ファンの皆さんとまた推しさんの話をしてワイワイしたいよーと思って、そ〜っと手を伸ばしてみるのだけれど、自分の指先が水面にふれてほんの少し波紋が広がるだけで、あたかも98℃の熱湯に触れたかのようにビュッと手を引っ込め、背中をむけてうずくまる、指先はジンジンして、後悔する、ウソですなんでもないですと恥じらう。

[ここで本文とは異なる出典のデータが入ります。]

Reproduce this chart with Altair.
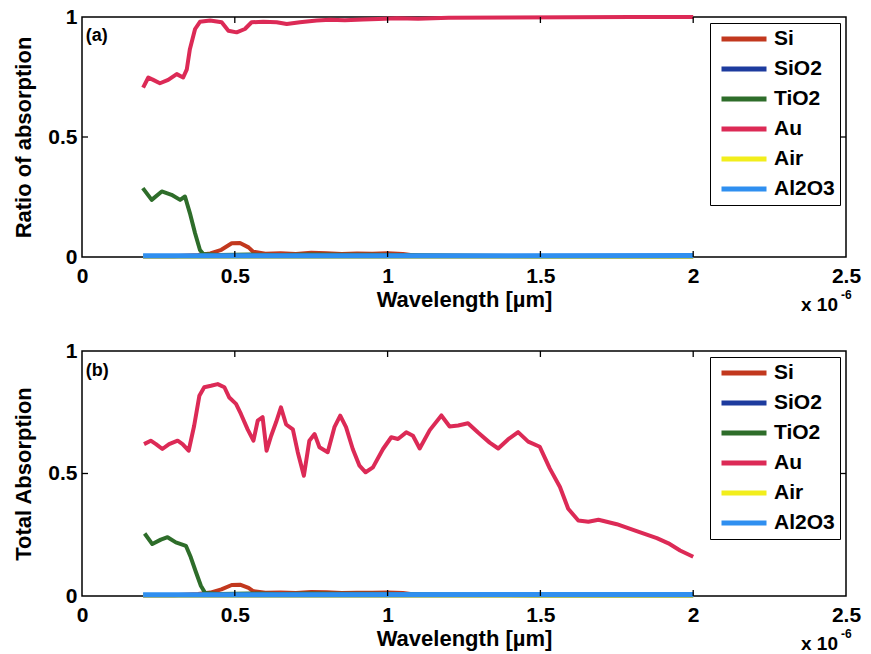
import altair as alt
import pandas as pd

FONT = "Liberation Sans"

SERIES = ["Si", "SiO2", "TiO2", "Au", "Air", "Al2O3"]
COLORS = ["#c2381e", "#1d3b9e", "#2e6d2a", "#dc2a56", "#f2ee1c", "#2f8ff0"]
X_TICKS = [0, 0.5, 1, 1.5, 2, 2.5]
Y_TICKS = [0, 0.5, 1]

# ---------------- panel (a) ----------------
a_au_x = [0.20, 0.217, 0.233, 0.255, 0.282, 0.31, 0.331, 0.343, 0.353, 0.37, 0.386, 0.419, 0.457,
          0.479, 0.506, 0.533, 0.555, 0.593, 0.637, 0.67, 0.713, 0.768, 0.812, 0.86, 0.92, 0.97,
          1.03, 1.1, 1.2, 1.4, 1.6, 1.8, 2.0]
a_au_y = [0.706, 0.748, 0.738, 0.724, 0.738, 0.762, 0.748, 0.782, 0.866, 0.95, 0.98, 0.985, 0.978,
          0.943, 0.936, 0.95, 0.978, 0.98, 0.978, 0.971, 0.978, 0.985, 0.989, 0.986, 0.99, 0.992,
          0.995, 0.993, 0.997, 0.998, 0.999, 1.0, 1.0]
a_tio2_x = [0.199, 0.228, 0.261, 0.293, 0.321, 0.337, 0.353, 0.37, 0.386, 0.397, 0.45, 0.55, 0.65,
            0.75, 0.85, 0.95, 1.05, 1.5, 2.0]
a_tio2_y = [0.287, 0.238, 0.273, 0.259, 0.238, 0.252, 0.183, 0.099, 0.029, 0.012, 0.008, 0.01,
            0.008, 0.01, 0.009, 0.009, 0.008, 0.003, 0.003]
a_si_x = [0.2, 0.3, 0.38, 0.42, 0.456, 0.49, 0.517, 0.545, 0.56, 0.6, 0.65, 0.7, 0.75, 0.8, 0.85,
          0.9, 0.95, 1.0, 1.05, 1.1, 1.5, 2.0]
a_si_y = [0.003, 0.003, 0.008, 0.015, 0.03, 0.057, 0.058, 0.04, 0.022, 0.014, 0.016, 0.013, 0.018,
          0.016, 0.013, 0.015, 0.014, 0.016, 0.013, 0.004, 0.004, 0.004]

# ---------------- panel (b) ----------------
b_au_x = [0.203, 0.225, 0.242, 0.263, 0.285, 0.313, 0.329, 0.349, 0.367, 0.384, 0.40, 0.422, 0.444,
          0.466, 0.482, 0.504, 0.52, 0.542, 0.561, 0.575, 0.591, 0.604, 0.619, 0.635, 0.651, 0.668,
          0.69, 0.706, 0.726, 0.744, 0.761, 0.777, 0.804, 0.826, 0.845, 0.864, 0.886, 0.908, 0.928,
          0.952, 0.985, 1.012, 1.034, 1.061, 1.083, 1.105, 1.138, 1.176, 1.203, 1.231, 1.263, 1.296,
          1.334, 1.362, 1.394, 1.427, 1.46, 1.498, 1.531, 1.564, 1.591, 1.624, 1.657, 1.69, 1.75,
          1.815, 1.881, 1.919, 1.957, 2.0]
b_au_y = [0.62, 0.634, 0.62, 0.60, 0.62, 0.634, 0.62, 0.593, 0.695, 0.817, 0.852, 0.858, 0.865,
          0.852, 0.81, 0.784, 0.743, 0.68, 0.634, 0.716, 0.73, 0.593, 0.654, 0.709, 0.77, 0.70,
          0.68, 0.587, 0.491, 0.634, 0.661, 0.607, 0.587, 0.689, 0.736, 0.689, 0.60, 0.532, 0.505,
          0.525, 0.60, 0.648, 0.641, 0.668, 0.654, 0.602, 0.677, 0.737, 0.692, 0.696, 0.705, 0.667,
          0.626, 0.602, 0.639, 0.669, 0.63, 0.609, 0.52, 0.445, 0.356, 0.308, 0.303, 0.311, 0.293,
          0.265, 0.236, 0.215, 0.186, 0.16]
b_tio2_x = [0.205, 0.23, 0.258, 0.28, 0.307, 0.34, 0.356, 0.373, 0.389, 0.403, 0.45, 0.55, 0.65,
            0.75, 0.85, 0.95, 1.05, 1.5, 2.0]
b_tio2_y = [0.255, 0.212, 0.23, 0.24, 0.219, 0.205, 0.158, 0.097, 0.042, 0.012, 0.008, 0.01, 0.008,
            0.01, 0.009, 0.009, 0.008, 0.003, 0.003]
b_si_x = [0.2, 0.3, 0.38, 0.42, 0.456, 0.49, 0.517, 0.545, 0.56, 0.6, 0.65, 0.7, 0.75, 0.8, 0.85,
          0.9, 0.95, 1.0, 1.05, 1.1, 1.5, 2.0]
b_si_y = [0.003, 0.003, 0.008, 0.014, 0.027, 0.045, 0.046, 0.033, 0.02, 0.013, 0.014, 0.012, 0.016,
          0.015, 0.012, 0.013, 0.013, 0.014, 0.012, 0.004, 0.004, 0.004]

# near-zero layers (hidden under Al2O3 in the original)
flat_x = [0.2, 2.0]
sio2_y = [0.002, 0.002]
air_y = [0.002, 0.002]
al2o3_y = [0.005, 0.006]


def build_panel(series, ytitle, tag, W, H):
    rows = []
    for name in SERIES:
        xs, ys = series[name]
        for i, (x, y) in enumerate(zip(xs, ys)):
            rows.append({"wl": x, "val": y, "mat": name, "i": i})
    df = pd.DataFrame(rows)

    xenc = alt.X("wl:Q", scale=alt.Scale(domain=[0, 2.5], nice=False, zero=False),
                 axis=alt.Axis(values=X_TICKS, format="~g", title="Wavelength [µm]",
                               labelPadding=8, titlePadding=3, labelFlush=False))
    yenc = alt.Y("val:Q", scale=alt.Scale(domain=[0, 1], nice=False),
                 axis=alt.Axis(values=Y_TICKS, format="~g", title=ytitle,
                               labelPadding=5, titlePadding=12))
    color = alt.Color("mat:N", scale=alt.Scale(domain=SERIES, range=COLORS),
                      legend=alt.Legend(title=None, orient="top-right", offset=6,
                                        strokeColor="black", fillColor="white",
                                        padding=5, rowPadding=8, clipHeight=22,
                                        symbolType="stroke", symbolStrokeWidth=5,
                                        symbolSize=2025, symbolOffset=4, labelOffset=5,
                                        labelFont=FONT, labelFontSize=21,
                                        labelFontWeight="bold", labelColor="black"))

    base = alt.Chart(df)
    lines = base.transform_filter(alt.datum.mat != "Al2O3").mark_line(
        strokeWidth=4, strokeJoin="round").encode(x=xenc, y=yenc, color=color, order="i:Q")
    al = base.transform_filter(alt.datum.mat == "Al2O3").mark_line(
        strokeWidth=5).encode(x=xenc, y=yenc, color=color, order="i:Q")

    tx = pd.DataFrame({"wl": [0.5, 1, 1.5, 2]})
    ty = pd.DataFrame({"val": [0.5]})
    t_bot = alt.Chart(tx).mark_rule(color="black", strokeWidth=1.3).encode(
        x=xenc, y=alt.value(H), y2=alt.value(H - 6))
    t_top = alt.Chart(tx).mark_rule(color="black", strokeWidth=1.3).encode(
        x=xenc, y=alt.value(0), y2=alt.value(6))
    t_left = alt.Chart(ty).mark_rule(color="black", strokeWidth=1.3).encode(
        y=yenc, x=alt.value(0), x2=alt.value(6))
    t_right = alt.Chart(ty).mark_rule(color="black", strokeWidth=1.3).encode(
        y=yenc, x=alt.value(W), x2=alt.value(W - 6))

    lab = alt.Chart(pd.DataFrame({"wl": [0.012], "val": [0.92], "txt": [tag]})).mark_text(
        align="left", baseline="middle", font=FONT, fontSize=18, fontWeight="bold",
        color="black").encode(x=xenc, y=yenc, text="txt:N")

    mult = alt.Chart(pd.DataFrame({"wl": [2.5], "txt": ["x 10"]})).mark_text(
        align="right", baseline="middle", font=FONT, fontSize=19, fontWeight="bold",
        color="black", dx=-8).encode(x=xenc, y=alt.value(H + 48), text="txt:N")
    expo = alt.Chart(pd.DataFrame({"wl": [2.5], "txt": ["-6"]})).mark_text(
        align="left", baseline="middle", font=FONT, fontSize=12, fontWeight="bold",
        color="black", dx=-5).encode(x=xenc, y=alt.value(H + 38), text="txt:N")

    return alt.layer(lines, al, t_bot, t_top, t_left, t_right, lab, mult, expo).properties(
        width=W, height=H)


top = build_panel({
    "Si": (a_si_x, a_si_y), "SiO2": (flat_x, sio2_y), "TiO2": (a_tio2_x, a_tio2_y),
    "Au": (a_au_x, a_au_y), "Air": (flat_x, air_y), "Al2O3": (flat_x, al2o3_y)},
    "Ratio of absorption", "(a)", 764, 240)
bottom = build_panel({
    "Si": (b_si_x, b_si_y), "SiO2": (flat_x, sio2_y), "TiO2": (b_tio2_x, b_tio2_y),
    "Au": (b_au_x, b_au_y), "Air": (flat_x, air_y), "Al2O3": (flat_x, al2o3_y)},
    "Total Absorption", "(b)", 764, 245)

chart = alt.vconcat(top, bottom, spacing=23).resolve_legend(color="independent").resolve_scale(
    color="independent").properties(
    padding={"left": 12, "top": 5, "right": 5, "bottom": 2}, background="white"
).configure_view(stroke="black", strokeWidth=1.5).configure_axis(
    labelFont=FONT, labelFontSize=21, labelFontWeight="bold", labelColor="black",
    titleFont=FONT, titleFontSize=22, titleFontWeight="bold", titleColor="black",
    domain=False, ticks=False, grid=False)

chart.save("out.html", embed_options={"renderer": "svg", "actions": False})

SNSには書けないのに、noteになら推しさんのご活躍への感想を書けるのは、ここを見る人がほとんどいない安心感があるからだ。


「好き」を隠そうとするのは、実家の中でもそうだ。

というか、そもそも元凶はここにあるのではとすら思う。

好きなラジオ番組、好きなテレビ番組、好きな音楽を、家族とくに両親の前では聴けない、見られない。

「なんだこれ」と言われるからだ、鼻で笑われるからだ、勝手にチャンネルを変えられるからだ。 

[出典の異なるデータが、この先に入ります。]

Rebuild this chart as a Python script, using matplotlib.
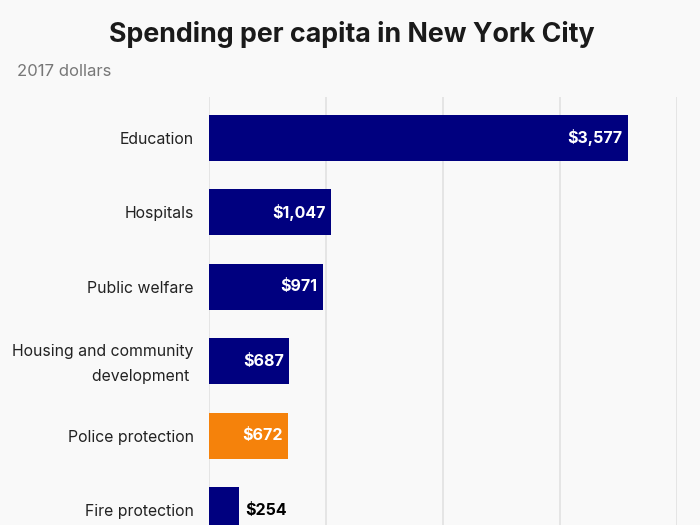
import matplotlib
matplotlib.use("Agg")
import matplotlib.pyplot as plt
import matplotlib.transforms as mtransforms

categories = ["Education", "Hospitals", "Public welfare",
              "Housing and community\ndevelopment ", "Police protection", "Fire protection"]
values = [3577, 1047, 971, 687, 672, 254]
colors = ["#00007f", "#00007f", "#00007f", "#00007f", "#f5820b", "#00007f"]
value_labels = ["$3,577", "$1,047", "$971", "$687", "$672", "$254"]
inside = [True, True, True, True, True, False]
xticks = [0, 1000, 2000, 3000, 4000]

bg = "#f9f9f9"
fig = plt.figure(figsize=(7, 5.25), dpi=100, facecolor=bg)
ax = fig.add_axes([209/700, 0, (677-209)/700, 1 - 97/525])
ax.set_facecolor(bg)

y = list(range(len(categories)))
ax.barh(y, values, height=0.62, color=colors, zorder=3)
ax.set_xlim(0, 4000)
ax.set_ylim(5 + (525-510)/74.4, -(138-97)/74.4)
ax.set_xticks(xticks)
ax.xaxis.grid(True, color="#e2e2e2", linewidth=1.2, zorder=0)
ax.tick_params(axis="x", length=0, labelbottom=False)
ax.tick_params(axis="y", length=0, pad=11)
ax.set_yticks(y)
ax.set_yticklabels(categories, fontsize=11.4, family="Inter", color="#222222", linespacing=1.85)
for s in ax.spines.values():
    s.set_visible(False)
# nudge the two-line label up slightly
lbl = ax.get_yticklabels()[3]
lbl.set_transform(lbl.get_transform() + mtransforms.ScaledTranslation(0, 4/100, fig.dpi_scale_trans))

for i, (v, lab, ins) in enumerate(zip(values, value_labels, inside)):
    if ins:
        ax.text(v - 45, i, lab, ha="right", va="center", color="white",
                fontsize=11.5, fontweight="bold", family="Inter", zorder=4)
    else:
        ax.text(v + 60, i, lab, ha="left", va="center", color="black",
                fontsize=11.5, fontweight="bold", family="Inter", zorder=4)

fig.text(352/700, 1 - 35/525, "Spending per capita in New York City", ha="center", va="center",
         fontsize=19.3, fontweight="bold", family="Inter", color="#1a1a1a")
fig.text(17/700, 1 - 71/525, "2017 dollars", ha="left", va="center",
         fontsize=12, family="Inter", color="#777777")

fig.savefig("out.png", dpi=100, facecolor=bg)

否定され、無視され、干渉され曲げられそうになるからだ。

自分の「好き」は家族には見せられない。

小さい頃からそうだった。

あ、
まって、
この話は長くなるわ、
これについてはまたいつか言語化できたらと思う。


とにもかくにもだ。

Aくんへの恋心はちゃんとあると認めたうえで、それは大事に大事に抱えておくだけにしておこう。

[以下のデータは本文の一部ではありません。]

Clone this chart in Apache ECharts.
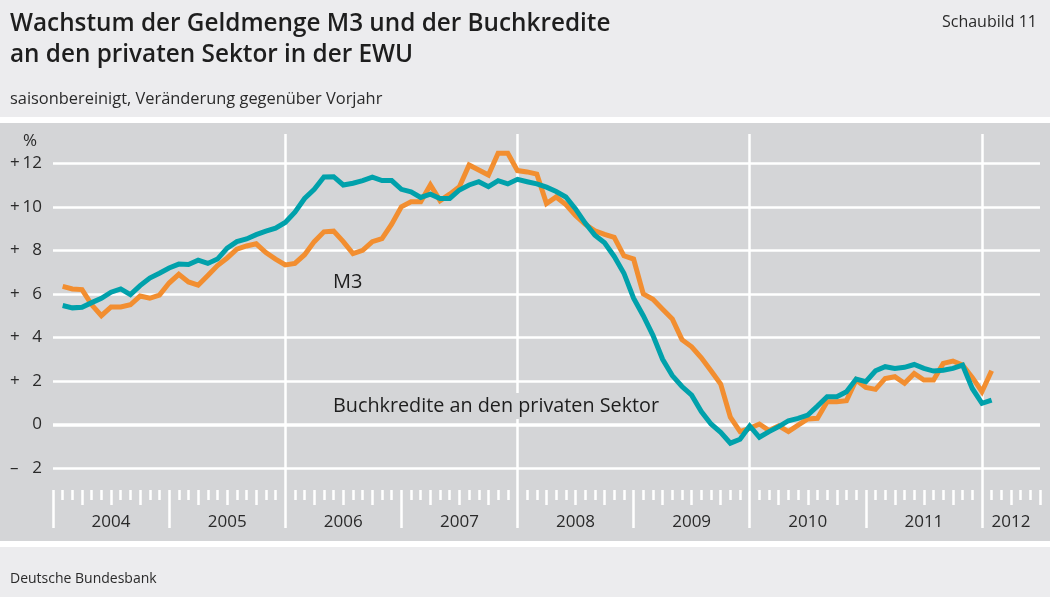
<!DOCTYPE html>
<html><head><meta charset="utf-8">
<script src="https://cdn.jsdelivr.net/npm/echarts@6/dist/echarts.min.js"></script>
<style>html,body{margin:0;padding:0;background:#fff}#c{width:1050px;height:597px}</style>
</head><body><div id="c"></div>
<script>
// ---- data ----
const startYear = 2004; // first observation: Jan 2004 (plotted at month end)
const yearLabels = ['2004','2005','2006','2007','2008','2009','2010','2011','2012'];
const yTicks = [-2, 0, 2, 4, 6, 8, 10, 12];
const m3 = [6.35, 6.23, 6.2, 5.5, 5.0, 5.4, 5.4, 5.5, 5.9, 5.8, 5.95, 6.5, 6.9, 6.55, 6.4, 6.85, 7.3,
  7.65, 8.05, 8.2, 8.3, 7.9, 7.6, 7.33, 7.4, 7.8, 8.4, 8.85, 8.88, 8.4, 7.85, 8.0, 8.4,
  8.54, 9.2, 10.0, 10.23, 10.23, 11.0, 10.28, 10.58, 10.92, 11.92, 11.69, 11.46, 12.46, 12.46, 11.66,
  11.6, 11.5, 10.15, 10.45, 10.1, 9.6, 9.2, 8.9, 8.73, 8.6, 7.75, 7.6,
  6.0, 5.75, 5.3, 4.85, 3.9, 3.57, 3.07, 2.47, 1.86, 0.34, -0.32, -0.17,
  0.03, -0.27, -0.06, -0.32, -0.02, 0.26, 0.29, 1.05, 1.05, 1.1, 2.05, 1.71,
  1.62, 2.12, 2.2, 1.9, 2.35, 2.05, 2.05, 2.81, 2.92, 2.73, 2.17, 1.51, 2.47];
const kredite = [5.47, 5.36, 5.39, 5.6, 5.8, 6.08, 6.23, 5.97, 6.38, 6.73, 6.95, 7.19, 7.37, 7.35, 7.55, 7.4, 7.6,
  8.1, 8.4, 8.52, 8.72, 8.88, 9.02, 9.28, 9.75, 10.38, 10.8, 11.37, 11.38, 11.0, 11.08, 11.2, 11.36,
  11.2, 11.2, 10.8, 10.69, 10.43, 10.58, 10.38, 10.38, 10.77, 11.0, 11.15, 10.92, 11.2, 11.05, 11.26,
  11.15, 11.05, 10.9, 10.7, 10.45, 9.9, 9.25, 8.7, 8.35, 7.72, 6.95, 5.8,
  5.0, 4.1, 3.0, 2.25, 1.75, 1.35, 0.6, 0.03, -0.35, -0.85, -0.67, -0.06,
  -0.58, -0.32, -0.09, 0.18, 0.29, 0.44, 0.85, 1.28, 1.28, 1.51, 2.09, 1.97,
  2.47, 2.66, 2.58, 2.63, 2.76, 2.58, 2.46, 2.5, 2.58, 2.73, 1.66, 0.98, 1.13];

// ---- layout / styles ----
const FONT = '"Open Sans", "Noto Sans", sans-serif';
const PLOT_BG = '#d4d5d7';
const HEAD_BG = '#ececee';
const TXT = '#2a2a2a';
const ORANGE = '#f28e30';
const TEAL = '#00a1ab';
const XMAX = 102; // months from Jan 2004 to Jul 2012

const toPairs = arr => arr.map((v, i) => [i + 1, v]);
const yearTicks = yearLabels.map((_, k) => k * 12);
const quarterTicks = [], monthTicks = [];
for (let m = 1; m <= XMAX; m++) {
  if (m % 12 === 0) continue;
  if (m % 3 === 0) quarterTicks.push(m); else monthTicks.push(m);
}
const labelPos = yearLabels.map((_, k) => Math.min(k * 12 + 6, (k * 12 + XMAX) / 2));

function yFmt(v) {
  if (yTicks.indexOf(v) < 0) return '';
  if (v === 0) return '{n|0}';
  return '{s|' + (v > 0 ? '+' : '\u2013') + '}{n|' + Math.abs(v) + '}';
}

const tickAxis = (vals, len, extra) => Object.assign({
  type: 'value', gridIndex: 0, min: 0, max: XMAX, position: 'bottom',
  axisLine: { show: false }, splitLine: { show: false },
  axisTick: { show: true, customValues: vals, length: len, inside: false, lineStyle: { color: '#fff', width: 2.5 } },
  axisLabel: { show: false }
}, extra || {});

const chart = echarts.init(document.getElementById('c'), null, { renderer: 'canvas' });
chart.setOption({
  backgroundColor: PLOT_BG,
  animation: false,
  grid: { left: 53, top: 134, width: 987, height: 356, containLabel: false },
  xAxis: [
    { type: 'value', gridIndex: 0, min: 0, max: XMAX, interval: 24,
      axisLine: { show: false }, axisTick: { show: false }, axisLabel: { show: false },
      splitLine: { show: true, showMinLine: false, showMaxLine: false, lineStyle: { color: '#fff', width: 2.5 } } },
    tickAxis(yearTicks, 38),
    tickAxis(quarterTicks, 15, {
      axisLabel: { show: true, customValues: labelPos, margin: 24, fontSize: 17, fontFamily: FONT, color: TXT,
        formatter: v => yearLabels[Math.floor(v / 12)] }
    }),
    tickAxis(monthTicks, 10)
  ],
  yAxis: [{
    type: 'value', gridIndex: 0, min: -3, max: 13.34, interval: 1,
    axisLine: { show: false }, axisTick: { show: false }, splitLine: { show: false },
    axisLabel: { show: true, margin: 11, showMaxLabel: false, showMinLabel: false, formatter: yFmt,
      color: TXT, fontSize: 17, fontFamily: FONT,
      rich: { s: { width: 11, align: 'left', fontSize: 17, fontFamily: FONT, color: TXT },
              n: { width: 21, align: 'right', fontSize: 17, fontFamily: FONT, color: TXT } } }
  }],
  series: [
    { type: 'line', name: 'grid', data: [], z: 1,
      markLine: { z: 1, silent: true, symbol: ['none', 'none'], label: { show: false }, animation: false,
        data: yTicks.map(v => ({ yAxis: v, lineStyle: { color: '#fff', type: 'solid', width: v === 0 ? 3.5 : 2.5 } })) } },
    { type: 'line', name: 'M3', data: toPairs(m3), showSymbol: false, z: 3,
      lineStyle: { color: ORANGE, width: 5, join: 'miter' }, itemStyle: { color: ORANGE } },
    { type: 'line', name: 'Buchkredite', data: toPairs(kredite), showSymbol: false, z: 4,
      lineStyle: { color: TEAL, width: 5, join: 'miter' }, itemStyle: { color: TEAL } }
  ],
  graphic: [
    { type: 'rect', z: 0, shape: { x: 0, y: 0, width: 1050, height: 117 }, style: { fill: HEAD_BG } },
    { type: 'rect', z: 0, shape: { x: 0, y: 117, width: 1050, height: 6 }, style: { fill: '#fff' } },
    { type: 'rect', z: 0, shape: { x: 0, y: 541, width: 1050, height: 6 }, style: { fill: '#fff' } },
    { type: 'rect', z: 0, shape: { x: 0, y: 547, width: 1050, height: 50 }, style: { fill: HEAD_BG } },
    { type: 'text', z: 10, x: 10, y: 24, style: { text: 'Wachstum der Geldmenge M3 und der Buchkredite', font: '600 24.3px ' + FONT, fill: '#1e1e1e', verticalAlign: 'middle' } },
    { type: 'text', z: 10, x: 10, y: 55, style: { text: 'an den privaten Sektor in der EWU', font: '600 24.3px ' + FONT, fill: '#1e1e1e', verticalAlign: 'middle' } },
    { type: 'text', z: 10, x: 1037, y: 22, style: { text: 'Schaubild 11', font: '16px ' + FONT, fill: TXT, align: 'right', verticalAlign: 'middle' } },
    { type: 'text', z: 10, x: 10, y: 99, style: { text: 'saisonbereinigt, Veränderung gegenüber Vorjahr', font: '16.4px ' + FONT, fill: TXT, verticalAlign: 'middle' } },
    { type: 'text', z: 10, x: 10, y: 579, style: { text: 'Deutsche Bundesbank', font: '14px ' + FONT, fill: TXT, verticalAlign: 'middle' } },
    { type: 'text', z: 10, x: 30, y: 141, style: { text: '%', font: '17px ' + FONT, fill: TXT, align: 'center', verticalAlign: 'middle' } },
    { type: 'text', z: 10, x: 333, y: 282, style: { text: 'M3', font: '500 20px ' + FONT, fill: '#1e1e1e', verticalAlign: 'middle' } },
    { type: 'text', z: 10, x: 333, y: 406, style: { text: 'Buchkredite an den privaten Sektor', font: '500 19.8px ' + FONT, fill: '#1e1e1e', verticalAlign: 'middle', backgroundColor: PLOT_BG, padding: [3, 3, 3, 0] } }
  ]
});
</script></body></html>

友だちとして、くだらない話がしたい、バカやりたい、好きな音楽の話をして、肩を並べてうまいお酒が飲みたいのだ。

正直、心のなかではどうしたっていろいろ思う、考える。

でも、恋の意味での好きにだけはフタをして、ただただ大事にすることしか、わたしにはできない、しない、しないぞ。

彼が彼の好きな人と幸せであることを、彼自身のたくさんの幸せを、ただそれだけを切に願う。

わたしは、彼のまっすぐな友だちでいたい。


Aくんを大事にする(もちろん自分のことも)。

これは決意表明だ。


来る3月9日、やっとAくんに会える。

それが今ものすごくたのしみだ。

その影で、恋心だけが、邪魔をする。

心の中だけは自由なのだから、その恋心を否定はしない。

ただ、それはそれとして、抱えておくだけだ。

ひらくことはない、渡すこともない。

わたしは彼の、まっすぐな友だちでいたいのだ。


とはいえ、わたしの知るAくんは9ヶ月ほど前で止まっている。

今のAくんのことは何も知らない。

まずはじめに今の彼を知るところからだ。

出会い直し、やり直しだ。

今度はまちがわないぞ。

ひたむきに、彼とも自分とも向き合って、たのしい時間がすごせたらいいな。

……まあこんなドデカい気持ちで会われても、困るだろうけれど。

まあ、いずれにしてもとってもたのしみなんである。


こんなことを考えながら、最近はこの曲をよく聴いている。

涙がこぼれる。

その涙が、どういうものなのか、わたしにも分からない。

ただ涙がこぼれるたびに、このどうしようもない恋心だけが、邪魔だなと思う。